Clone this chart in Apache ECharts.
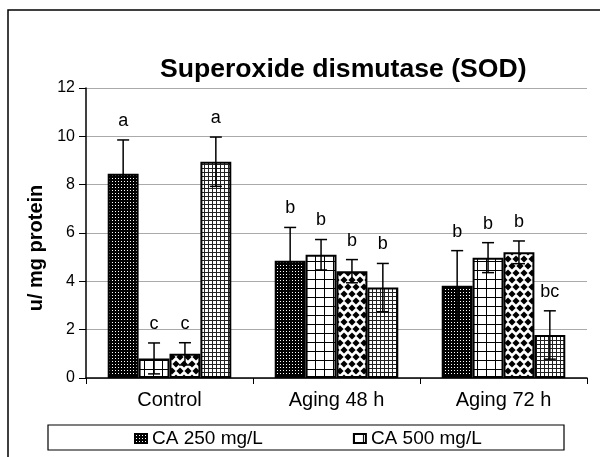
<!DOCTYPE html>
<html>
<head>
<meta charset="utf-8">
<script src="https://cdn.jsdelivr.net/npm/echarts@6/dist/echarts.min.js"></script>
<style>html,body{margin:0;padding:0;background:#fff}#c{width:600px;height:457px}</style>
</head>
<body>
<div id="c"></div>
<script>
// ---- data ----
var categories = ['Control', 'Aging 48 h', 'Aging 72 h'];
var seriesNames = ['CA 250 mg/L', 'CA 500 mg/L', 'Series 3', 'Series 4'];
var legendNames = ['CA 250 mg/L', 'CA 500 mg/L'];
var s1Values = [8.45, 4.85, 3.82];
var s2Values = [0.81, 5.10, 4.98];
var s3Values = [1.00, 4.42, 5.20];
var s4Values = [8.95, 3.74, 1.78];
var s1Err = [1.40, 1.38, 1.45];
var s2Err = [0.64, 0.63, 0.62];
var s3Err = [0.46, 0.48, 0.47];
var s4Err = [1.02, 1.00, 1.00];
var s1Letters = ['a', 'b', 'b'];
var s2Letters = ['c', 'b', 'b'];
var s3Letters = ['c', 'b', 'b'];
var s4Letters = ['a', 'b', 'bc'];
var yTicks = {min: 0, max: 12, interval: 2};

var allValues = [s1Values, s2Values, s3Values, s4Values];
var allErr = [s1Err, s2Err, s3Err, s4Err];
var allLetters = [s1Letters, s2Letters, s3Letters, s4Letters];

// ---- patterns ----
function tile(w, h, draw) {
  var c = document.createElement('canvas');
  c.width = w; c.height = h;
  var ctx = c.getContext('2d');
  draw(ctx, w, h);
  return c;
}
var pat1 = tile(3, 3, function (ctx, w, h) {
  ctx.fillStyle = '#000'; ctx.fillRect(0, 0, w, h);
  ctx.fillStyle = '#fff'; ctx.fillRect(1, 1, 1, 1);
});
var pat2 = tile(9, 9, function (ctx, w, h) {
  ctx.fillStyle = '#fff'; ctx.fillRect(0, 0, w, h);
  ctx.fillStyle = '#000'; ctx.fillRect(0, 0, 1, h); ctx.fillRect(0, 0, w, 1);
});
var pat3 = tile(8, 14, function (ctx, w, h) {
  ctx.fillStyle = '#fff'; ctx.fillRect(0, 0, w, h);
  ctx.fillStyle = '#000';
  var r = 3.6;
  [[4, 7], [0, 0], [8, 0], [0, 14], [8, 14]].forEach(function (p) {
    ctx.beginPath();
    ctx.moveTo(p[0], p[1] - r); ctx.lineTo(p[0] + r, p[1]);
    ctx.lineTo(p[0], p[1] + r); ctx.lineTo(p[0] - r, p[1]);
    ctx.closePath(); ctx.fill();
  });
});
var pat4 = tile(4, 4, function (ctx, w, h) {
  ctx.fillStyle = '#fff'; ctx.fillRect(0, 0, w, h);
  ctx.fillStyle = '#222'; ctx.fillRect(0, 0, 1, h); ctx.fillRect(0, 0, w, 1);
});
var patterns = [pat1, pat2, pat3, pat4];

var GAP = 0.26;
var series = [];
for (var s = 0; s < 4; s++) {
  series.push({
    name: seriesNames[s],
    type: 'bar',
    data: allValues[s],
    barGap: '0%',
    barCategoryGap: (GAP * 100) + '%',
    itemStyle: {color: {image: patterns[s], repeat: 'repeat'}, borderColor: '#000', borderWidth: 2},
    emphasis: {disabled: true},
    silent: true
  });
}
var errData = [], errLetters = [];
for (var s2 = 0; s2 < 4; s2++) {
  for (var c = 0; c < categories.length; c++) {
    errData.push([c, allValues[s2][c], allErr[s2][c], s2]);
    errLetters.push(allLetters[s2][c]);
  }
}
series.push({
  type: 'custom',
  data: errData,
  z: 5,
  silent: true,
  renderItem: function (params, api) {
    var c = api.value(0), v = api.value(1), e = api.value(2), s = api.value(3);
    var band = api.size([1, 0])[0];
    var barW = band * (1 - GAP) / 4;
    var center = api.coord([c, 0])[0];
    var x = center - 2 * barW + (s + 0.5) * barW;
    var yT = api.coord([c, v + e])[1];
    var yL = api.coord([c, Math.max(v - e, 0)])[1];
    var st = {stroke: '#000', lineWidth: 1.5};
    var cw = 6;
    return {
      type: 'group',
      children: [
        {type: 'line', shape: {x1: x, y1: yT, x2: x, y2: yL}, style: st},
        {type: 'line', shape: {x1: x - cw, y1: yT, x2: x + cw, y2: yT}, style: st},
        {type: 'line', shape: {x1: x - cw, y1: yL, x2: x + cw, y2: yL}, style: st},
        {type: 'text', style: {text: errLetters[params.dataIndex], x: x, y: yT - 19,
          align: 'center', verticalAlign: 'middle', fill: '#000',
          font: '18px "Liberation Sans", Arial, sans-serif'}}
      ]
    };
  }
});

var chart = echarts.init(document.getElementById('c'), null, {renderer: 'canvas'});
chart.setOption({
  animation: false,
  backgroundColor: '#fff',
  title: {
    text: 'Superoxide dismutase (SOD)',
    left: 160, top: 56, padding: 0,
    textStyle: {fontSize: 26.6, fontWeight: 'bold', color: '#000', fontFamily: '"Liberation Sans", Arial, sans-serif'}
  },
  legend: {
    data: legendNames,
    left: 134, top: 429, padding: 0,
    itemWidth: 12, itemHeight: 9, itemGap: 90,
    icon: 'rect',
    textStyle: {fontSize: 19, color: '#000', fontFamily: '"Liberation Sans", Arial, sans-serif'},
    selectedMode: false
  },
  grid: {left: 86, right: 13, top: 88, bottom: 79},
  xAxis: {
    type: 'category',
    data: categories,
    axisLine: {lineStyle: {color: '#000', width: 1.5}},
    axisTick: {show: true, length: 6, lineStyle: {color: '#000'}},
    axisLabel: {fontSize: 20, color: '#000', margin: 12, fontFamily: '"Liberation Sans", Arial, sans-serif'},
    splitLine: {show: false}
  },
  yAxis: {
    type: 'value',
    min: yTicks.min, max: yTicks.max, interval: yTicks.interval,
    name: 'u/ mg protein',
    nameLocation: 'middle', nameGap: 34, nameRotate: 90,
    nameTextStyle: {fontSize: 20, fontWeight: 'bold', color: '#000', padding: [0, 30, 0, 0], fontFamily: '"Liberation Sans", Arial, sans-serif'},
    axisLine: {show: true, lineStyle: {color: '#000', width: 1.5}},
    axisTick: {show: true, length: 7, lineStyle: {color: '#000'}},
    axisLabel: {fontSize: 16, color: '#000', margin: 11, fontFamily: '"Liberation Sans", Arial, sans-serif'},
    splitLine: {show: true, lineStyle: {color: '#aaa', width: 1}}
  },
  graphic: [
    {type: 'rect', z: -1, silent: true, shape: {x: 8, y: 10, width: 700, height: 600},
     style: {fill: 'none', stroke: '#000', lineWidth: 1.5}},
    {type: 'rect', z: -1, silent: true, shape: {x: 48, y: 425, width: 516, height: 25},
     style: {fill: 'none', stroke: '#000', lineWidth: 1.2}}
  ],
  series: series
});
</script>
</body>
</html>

● ● ● ●

Given request
Up to and including the line with "var allLetters = [s1Letters, s2Letters, s3Letters, s4Letters];", copy the data above from its first line. Skip pictures.

The reply
Clone this chart in Apache ECharts.
<!DOCTYPE html>
<html>
<head>
<meta charset="utf-8">
<script src="https://cdn.jsdelivr.net/npm/echarts@6/dist/echarts.min.js"></script>
<style>html,body{margin:0;padding:0;background:#fff}#c{width:600px;height:457px}</style>
</head>
<body>
<div id="c"></div>
<script>
// ---- data ----
var categories = ['Control', 'Aging 48 h', 'Aging 72 h'];
var seriesNames = ['CA 250 mg/L', 'CA 500 mg/L', 'Series 3', 'Series 4'];
var legendNames = ['CA 250 mg/L', 'CA 500 mg/L'];
var s1Values = [8.45, 4.85, 3.82];
var s2Values = [0.81, 5.10, 4.98];
var s3Values = [1.00, 4.42, 5.20];
var s4Values = [8.95, 3.74, 1.78];
var s1Err = [1.40, 1.38, 1.45];
var s2Err = [0.64, 0.63, 0.62];
var s3Err = [0.46, 0.48, 0.47];
var s4Err = [1.02, 1.00, 1.00];
var s1Letters = ['a', 'b', 'b'];
var s2Letters = ['c', 'b', 'b'];
var s3Letters = ['c', 'b', 'b'];
var s4Letters = ['a', 'b', 'bc'];
var yTicks = {min: 0, max: 12, interval: 2};

var allValues = [s1Values, s2Values, s3Values, s4Values];
var allErr = [s1Err, s2Err, s3Err, s4Err];
var allLetters = [s1Letters, s2Letters, s3Letters, s4Letters];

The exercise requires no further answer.